There’s not much to say about 2020 that hasn’t already been said a million times, and in much more colorful language.
It’s February. 2021 is already well in swing. A heavy snow sits over everything outside and has all but paralyzed my little corner of the world, and Corona is keeping everyone more or less locked up.
So it’s tempting to look back at 2020 and see its fingers following me into 2021, to experience all the negative of 2020 anew with the break of a new day.
But I’ve just sent a list of revisions for my new website, which I’m designing with my good friend, Joan Cerdas. And after my drum students, whom I’ll see in an hour via Zoom, I’ll sit with a new demo for a project of mine with collaborator Clinton Degan, with whom I recorded the album “Stories of Earth,” as well as “White Knuckle Dress,” another LP, set for release this summer. And also on the list are a couple tracks for my band out of Berlin, Ahabs Linkes Bein.
These things I can do all out of the comfort of my apartment, here with a warm tea and between bites of fresh cornbread. I bought myself that luxury late in 2020 when I sprang on a whim for a Roland TD27kv electric drum set and a digital heap of drum software: Steven Slate 5.5 with a couple expansions, two addon packs for Addictive Drums 2, and Superior Drummer 3, which I’ve also kitted up with a few expansions.
It’s been a revelation! To be able to not only practice but record drums at home is bringing me back to the days at my parents’s big suburban house, with my ratty copper orange Mapex, warped Pearl piccolo snare with fish food stains on the head, and entry-level cymbals I kept tearing through and piling broken in the window niche. Just, this time, in fancy. And expensive.
And so, looking back on 2020, I don’t see its fingers reaching after me ominously, but rather, the hand palm up slipping under me, pushing me up and forward. I’ve made changes due to lockdown that feel like a paradigm shift, that feel like a pivot in direction.
It’s not all magic, of course: The e-drums take getting used to, and I’m still working on that. There’s also just the fundamental issue that what comes out of the e-drums, the sounds I hear in my headphones and set to silicon for songs are not actually me. I’m triggering someone else’s touch. Someone else played those drums and recorded it, and now I’m triggering those sounds, through the digital instrument translation of MIDI.

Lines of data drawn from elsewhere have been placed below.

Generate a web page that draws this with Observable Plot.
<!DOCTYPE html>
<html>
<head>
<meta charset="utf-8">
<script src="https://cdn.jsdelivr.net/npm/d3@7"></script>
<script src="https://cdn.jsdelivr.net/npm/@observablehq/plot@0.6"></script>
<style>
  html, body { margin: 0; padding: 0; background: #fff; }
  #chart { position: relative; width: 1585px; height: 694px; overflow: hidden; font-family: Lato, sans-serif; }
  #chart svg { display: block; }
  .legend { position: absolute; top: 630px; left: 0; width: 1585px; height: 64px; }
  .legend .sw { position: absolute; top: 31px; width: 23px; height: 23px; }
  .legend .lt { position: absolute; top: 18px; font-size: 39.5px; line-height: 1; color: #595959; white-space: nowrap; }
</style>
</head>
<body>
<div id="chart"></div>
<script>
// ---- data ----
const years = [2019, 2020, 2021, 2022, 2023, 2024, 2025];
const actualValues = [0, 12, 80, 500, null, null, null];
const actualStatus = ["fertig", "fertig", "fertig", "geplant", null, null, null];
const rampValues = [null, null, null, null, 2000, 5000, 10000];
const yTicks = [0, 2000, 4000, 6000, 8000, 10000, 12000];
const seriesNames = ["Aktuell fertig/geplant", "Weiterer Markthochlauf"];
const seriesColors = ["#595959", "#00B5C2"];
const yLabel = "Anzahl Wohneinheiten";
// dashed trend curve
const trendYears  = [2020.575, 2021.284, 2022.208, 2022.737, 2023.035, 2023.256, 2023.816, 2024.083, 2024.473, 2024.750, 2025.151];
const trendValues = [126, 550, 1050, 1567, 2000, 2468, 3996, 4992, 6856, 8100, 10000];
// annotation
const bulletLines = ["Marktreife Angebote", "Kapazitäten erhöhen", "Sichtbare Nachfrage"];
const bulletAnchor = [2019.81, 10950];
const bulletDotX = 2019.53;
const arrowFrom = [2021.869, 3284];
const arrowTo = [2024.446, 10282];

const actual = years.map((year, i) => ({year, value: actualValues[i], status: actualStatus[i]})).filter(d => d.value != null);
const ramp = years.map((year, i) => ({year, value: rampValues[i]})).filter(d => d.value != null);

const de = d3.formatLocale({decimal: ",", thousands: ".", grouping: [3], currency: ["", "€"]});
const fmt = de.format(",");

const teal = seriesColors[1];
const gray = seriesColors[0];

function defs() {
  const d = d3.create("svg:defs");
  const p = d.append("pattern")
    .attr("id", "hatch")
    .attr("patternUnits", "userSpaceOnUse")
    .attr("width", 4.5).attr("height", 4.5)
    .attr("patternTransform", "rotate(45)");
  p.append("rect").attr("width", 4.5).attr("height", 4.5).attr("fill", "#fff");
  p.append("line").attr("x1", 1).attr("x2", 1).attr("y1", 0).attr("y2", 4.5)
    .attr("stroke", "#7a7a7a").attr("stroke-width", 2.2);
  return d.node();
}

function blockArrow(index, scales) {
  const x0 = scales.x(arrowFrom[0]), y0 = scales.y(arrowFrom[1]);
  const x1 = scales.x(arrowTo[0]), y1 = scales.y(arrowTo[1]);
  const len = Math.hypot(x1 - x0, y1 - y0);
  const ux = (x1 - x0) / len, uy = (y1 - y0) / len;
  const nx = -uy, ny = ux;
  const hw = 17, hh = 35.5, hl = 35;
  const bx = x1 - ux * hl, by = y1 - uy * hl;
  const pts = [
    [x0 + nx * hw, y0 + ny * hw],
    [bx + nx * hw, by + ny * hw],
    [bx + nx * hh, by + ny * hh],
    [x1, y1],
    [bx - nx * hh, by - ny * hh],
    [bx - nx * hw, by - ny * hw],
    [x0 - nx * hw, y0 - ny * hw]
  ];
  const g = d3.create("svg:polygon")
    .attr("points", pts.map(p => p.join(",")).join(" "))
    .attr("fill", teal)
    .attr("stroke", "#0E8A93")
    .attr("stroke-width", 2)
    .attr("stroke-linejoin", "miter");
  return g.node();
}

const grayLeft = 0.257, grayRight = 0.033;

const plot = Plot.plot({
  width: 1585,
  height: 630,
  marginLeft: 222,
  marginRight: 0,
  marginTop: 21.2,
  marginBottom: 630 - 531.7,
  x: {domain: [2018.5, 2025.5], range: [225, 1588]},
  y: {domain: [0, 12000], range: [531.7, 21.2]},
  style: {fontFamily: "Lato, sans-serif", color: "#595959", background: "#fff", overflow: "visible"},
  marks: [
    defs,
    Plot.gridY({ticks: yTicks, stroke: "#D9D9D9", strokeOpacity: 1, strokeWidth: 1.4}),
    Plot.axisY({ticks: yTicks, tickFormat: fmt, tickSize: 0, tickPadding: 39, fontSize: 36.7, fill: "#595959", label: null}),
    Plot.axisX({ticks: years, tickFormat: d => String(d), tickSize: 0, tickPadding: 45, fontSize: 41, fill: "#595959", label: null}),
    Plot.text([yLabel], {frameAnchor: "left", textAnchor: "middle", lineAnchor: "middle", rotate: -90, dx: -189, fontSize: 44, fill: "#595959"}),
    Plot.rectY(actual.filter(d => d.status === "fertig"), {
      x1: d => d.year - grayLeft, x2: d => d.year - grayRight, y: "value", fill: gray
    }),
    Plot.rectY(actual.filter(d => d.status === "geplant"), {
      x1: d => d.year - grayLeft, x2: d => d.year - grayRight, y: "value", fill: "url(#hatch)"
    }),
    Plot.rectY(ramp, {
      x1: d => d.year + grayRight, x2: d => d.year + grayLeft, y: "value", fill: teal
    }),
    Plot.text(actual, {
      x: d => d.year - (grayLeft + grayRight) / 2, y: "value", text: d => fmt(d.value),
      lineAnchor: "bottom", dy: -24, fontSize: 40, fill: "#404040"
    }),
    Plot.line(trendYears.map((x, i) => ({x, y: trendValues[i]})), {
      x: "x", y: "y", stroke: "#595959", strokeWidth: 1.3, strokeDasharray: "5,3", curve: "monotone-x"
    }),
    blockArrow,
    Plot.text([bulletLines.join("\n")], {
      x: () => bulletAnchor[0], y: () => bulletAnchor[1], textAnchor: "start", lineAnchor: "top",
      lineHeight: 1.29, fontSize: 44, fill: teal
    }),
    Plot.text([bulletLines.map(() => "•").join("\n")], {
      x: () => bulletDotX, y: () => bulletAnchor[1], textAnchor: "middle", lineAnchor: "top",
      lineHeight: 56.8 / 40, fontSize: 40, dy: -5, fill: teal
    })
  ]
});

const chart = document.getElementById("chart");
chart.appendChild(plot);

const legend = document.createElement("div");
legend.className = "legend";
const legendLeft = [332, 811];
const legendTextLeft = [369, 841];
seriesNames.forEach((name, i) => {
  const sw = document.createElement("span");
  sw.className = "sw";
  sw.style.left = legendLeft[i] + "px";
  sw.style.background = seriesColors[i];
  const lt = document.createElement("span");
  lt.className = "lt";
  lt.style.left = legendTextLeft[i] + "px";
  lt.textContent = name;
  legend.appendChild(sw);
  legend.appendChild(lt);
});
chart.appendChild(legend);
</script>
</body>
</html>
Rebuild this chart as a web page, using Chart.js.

This may seem a superfluous concern to the layperson: They’re drums! You aren’t touching them anyway. It’s a stick of wood banging on plastic and metal. That’s all true, but touch is what separates the good from the great. Touch is what an instrumentalist works all his or her life on, both consciously and not. Touch is the thing. It’s how you hold the stick, how much surface area of your hand is on the wood of it, how tightly you grip, how much you choke its vibrations. It’s how you strike the drums, from what angle, exactly how hard, how hard and how long you press the stick tip into the drum head or the cymbal. How you set the cymbal to swinging.
MIDI has 127 steps of “velocity,” or intensity of any given strike. Acoustic is all the shades below those steps, above them, between them. Infinite.
So as I’m being spoiled by the immaculate samples within those software packs, I’m still having to shuttle back and forth to my practice room in town, to put in the hours behind the real thing. (An acoustic kit at home is still The Dream.)
That said, it’s pretty sweet. Beside the drumming revelation, I’m pushing on writing and translating a little more. The Minimusiker album is in the works – we met a few times to go over my translations of those songs, and when Corona is more or less in our collective rearview mirror, we’ll get back to work on getting that recorded in English. I’ve been able to take a few other jobs on that front, and, once this website is done, I’ll be pushing on that harder still.
And so I can’t look back at 2020 as a total loss. It’s pushing me along to a new place, personally and professionally.
I have more to say about it, other things to report, but that’s a nice segue into my next couple updates regarding ongoing projects of mine. So I’ll leave it there for now.
Hope you’re staying safe, healthy, and optimistic.